We start with the objective of parallelizing and breaking down the sequential dependencies in RNNs. That means we have to process all words in the input sequence simultaneously and independently. However, by doing that we lose all positional and contextual information. To address this, we introduce two key components: Positional Encoding and Self-Attention.

  • Positional Encoding: Instead of passing only the word embeddings to the model, we add positional encodings to the word embeddings to inject information about the position of each word in the sequence.
  • Self-Attention: Each word in the input sequence attends to all other words in the sequence to capture contextual relationships. This is done using the attention mechanism described earlier, but now each word’s representation is updated based on its relationships with all other words in the sequence.
  • In fact, we can use multi-head attention, where multiple attention mechanisms (heads) operate in parallel, allowing the model to capture different facets of the relationships between words.
  • After the self-attention layer, we have a feed-forward neural network (FFNN) applied to each position independently, which hopefully outputs a meaningful representation of each word.
  • We can stack multiple such layers to build a deep Transformer model.

Visualization:

Input Embeddings + Positional Encodings
          |
   +-----------------------------------+
   |         Transformer Block         |
   | +-------------------------------+ |
   | |   Multi-Head Self-Attention   | |
   | +-------------------------------+ |
   |                 |                 |
   | +-------------------------------+ |
   | |  Positionwise Feed-Forward NN | |
   | +-------------------------------+ |
   +-----------------------------------+
          |
       (stack N times)
          |
      Output Representations

Decoder Stage

The decoder stage is similar to the encoder stage but with some modifications to accommodate the generation of the output sequence.

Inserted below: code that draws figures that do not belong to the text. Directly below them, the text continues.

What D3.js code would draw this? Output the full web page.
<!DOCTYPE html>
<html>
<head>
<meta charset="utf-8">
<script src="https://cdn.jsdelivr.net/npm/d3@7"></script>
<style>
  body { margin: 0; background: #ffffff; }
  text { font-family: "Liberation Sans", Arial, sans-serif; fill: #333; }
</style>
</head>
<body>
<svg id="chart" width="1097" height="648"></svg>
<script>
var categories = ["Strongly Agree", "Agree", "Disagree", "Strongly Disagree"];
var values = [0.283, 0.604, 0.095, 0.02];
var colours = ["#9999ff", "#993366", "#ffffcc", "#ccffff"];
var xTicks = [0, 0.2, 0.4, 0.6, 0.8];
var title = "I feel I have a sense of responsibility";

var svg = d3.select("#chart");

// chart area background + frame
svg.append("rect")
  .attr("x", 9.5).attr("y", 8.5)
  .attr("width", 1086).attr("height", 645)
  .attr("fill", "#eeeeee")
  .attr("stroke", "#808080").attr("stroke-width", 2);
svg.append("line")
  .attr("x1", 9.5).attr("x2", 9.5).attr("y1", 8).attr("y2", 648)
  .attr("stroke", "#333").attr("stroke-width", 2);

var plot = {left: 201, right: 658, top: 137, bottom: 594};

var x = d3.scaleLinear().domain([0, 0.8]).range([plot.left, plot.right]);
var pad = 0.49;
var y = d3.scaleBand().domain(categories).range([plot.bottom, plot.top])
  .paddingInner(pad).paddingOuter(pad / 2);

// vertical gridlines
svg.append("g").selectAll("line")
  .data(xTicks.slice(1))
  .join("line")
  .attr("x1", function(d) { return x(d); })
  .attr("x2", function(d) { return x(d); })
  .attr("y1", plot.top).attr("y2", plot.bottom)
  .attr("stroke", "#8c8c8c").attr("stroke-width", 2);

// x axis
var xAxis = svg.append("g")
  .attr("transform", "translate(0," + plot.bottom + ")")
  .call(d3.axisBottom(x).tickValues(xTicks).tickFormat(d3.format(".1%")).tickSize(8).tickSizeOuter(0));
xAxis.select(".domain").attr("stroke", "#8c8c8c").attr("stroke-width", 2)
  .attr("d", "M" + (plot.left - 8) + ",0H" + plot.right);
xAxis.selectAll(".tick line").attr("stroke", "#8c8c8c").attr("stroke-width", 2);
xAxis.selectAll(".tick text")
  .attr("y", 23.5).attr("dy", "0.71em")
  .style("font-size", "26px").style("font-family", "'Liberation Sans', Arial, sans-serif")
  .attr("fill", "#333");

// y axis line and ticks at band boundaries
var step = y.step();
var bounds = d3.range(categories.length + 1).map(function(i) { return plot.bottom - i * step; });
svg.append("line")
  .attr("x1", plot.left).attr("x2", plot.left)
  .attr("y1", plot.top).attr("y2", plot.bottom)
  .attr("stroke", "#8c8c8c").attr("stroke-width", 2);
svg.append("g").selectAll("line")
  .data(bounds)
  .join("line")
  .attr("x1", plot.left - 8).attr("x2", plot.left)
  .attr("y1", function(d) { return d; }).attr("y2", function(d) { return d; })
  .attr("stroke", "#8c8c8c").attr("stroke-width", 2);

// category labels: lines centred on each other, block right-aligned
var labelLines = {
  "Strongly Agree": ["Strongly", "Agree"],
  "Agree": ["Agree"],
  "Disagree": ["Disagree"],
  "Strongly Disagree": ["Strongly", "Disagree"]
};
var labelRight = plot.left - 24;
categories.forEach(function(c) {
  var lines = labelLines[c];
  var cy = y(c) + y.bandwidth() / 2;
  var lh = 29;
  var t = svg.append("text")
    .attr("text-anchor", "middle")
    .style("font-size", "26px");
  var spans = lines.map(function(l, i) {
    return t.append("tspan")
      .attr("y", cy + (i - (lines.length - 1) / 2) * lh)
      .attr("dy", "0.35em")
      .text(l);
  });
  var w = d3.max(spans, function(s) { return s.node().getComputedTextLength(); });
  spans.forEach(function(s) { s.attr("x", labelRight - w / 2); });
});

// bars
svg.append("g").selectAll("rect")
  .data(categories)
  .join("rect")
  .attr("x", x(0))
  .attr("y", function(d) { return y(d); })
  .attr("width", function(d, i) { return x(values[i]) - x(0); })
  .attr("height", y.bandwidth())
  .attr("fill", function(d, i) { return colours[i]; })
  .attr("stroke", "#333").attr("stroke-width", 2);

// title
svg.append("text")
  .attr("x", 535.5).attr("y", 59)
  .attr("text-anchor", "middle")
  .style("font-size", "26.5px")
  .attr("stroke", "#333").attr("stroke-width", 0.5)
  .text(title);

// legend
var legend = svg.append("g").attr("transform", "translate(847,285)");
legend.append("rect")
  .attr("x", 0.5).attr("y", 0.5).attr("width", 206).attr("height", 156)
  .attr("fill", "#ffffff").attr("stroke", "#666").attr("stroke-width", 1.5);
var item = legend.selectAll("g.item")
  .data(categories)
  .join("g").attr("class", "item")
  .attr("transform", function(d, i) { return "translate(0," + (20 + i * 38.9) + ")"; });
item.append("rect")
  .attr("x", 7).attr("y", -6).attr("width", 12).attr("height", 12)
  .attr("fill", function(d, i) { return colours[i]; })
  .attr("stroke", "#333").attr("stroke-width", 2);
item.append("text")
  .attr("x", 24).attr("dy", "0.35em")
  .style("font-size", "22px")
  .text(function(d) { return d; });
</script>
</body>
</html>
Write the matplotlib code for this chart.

  • The decoder also uses positional encodings to retain information about the positions of words in the output sequence.
  • The decoder has a multi-head self-attention layer that allows each word in the output sequence to attend to all previous words in the output sequence (but not future words, to maintain causality).
  • The decoder also has another multi-head attention layer that attends to the output of the encoder (encoder-decoder attention). This allows the decoder to focus on relevant parts of the input sequence when generating each word in the output sequence.
  • Similar to the encoder, the decoder has a feed-forward neural network (FFNN) applied to each position independently.
  • We can stack multiple such layers to build a deep Transformer decoder.

Visualization:

Output Embeddings + Positional Encodings
          |
   +-----------------------------------+
   |         Transformer Block         |
   | +-------------------------------+ |
   | |   Masked Multi-Head Self-     | |
   | |         Attention             | |
   | +-------------------------------+ |
   |                 |                 |
   | +-------------------------------+ |
   | |  Multi-Head Encoder-Decoder   | |
   | |         Attention             | |
   | +-------------------------------+ |
   |                 |                 |
   | +-------------------------------+ |
   | |  Positionwise Feed-Forward NN | |
   | +-------------------------------+ |
   +-----------------------------------+
          |
       (stack N times)
          |
      Output Representations

Putting It All Together

There can be many other variations of the Transformer architecture, but the key idea is to use self-attention mechanisms to keep the model aware of the most relevant parts of the input and output sequences, while allowing for parallel processing of words.

Attention is All You Need!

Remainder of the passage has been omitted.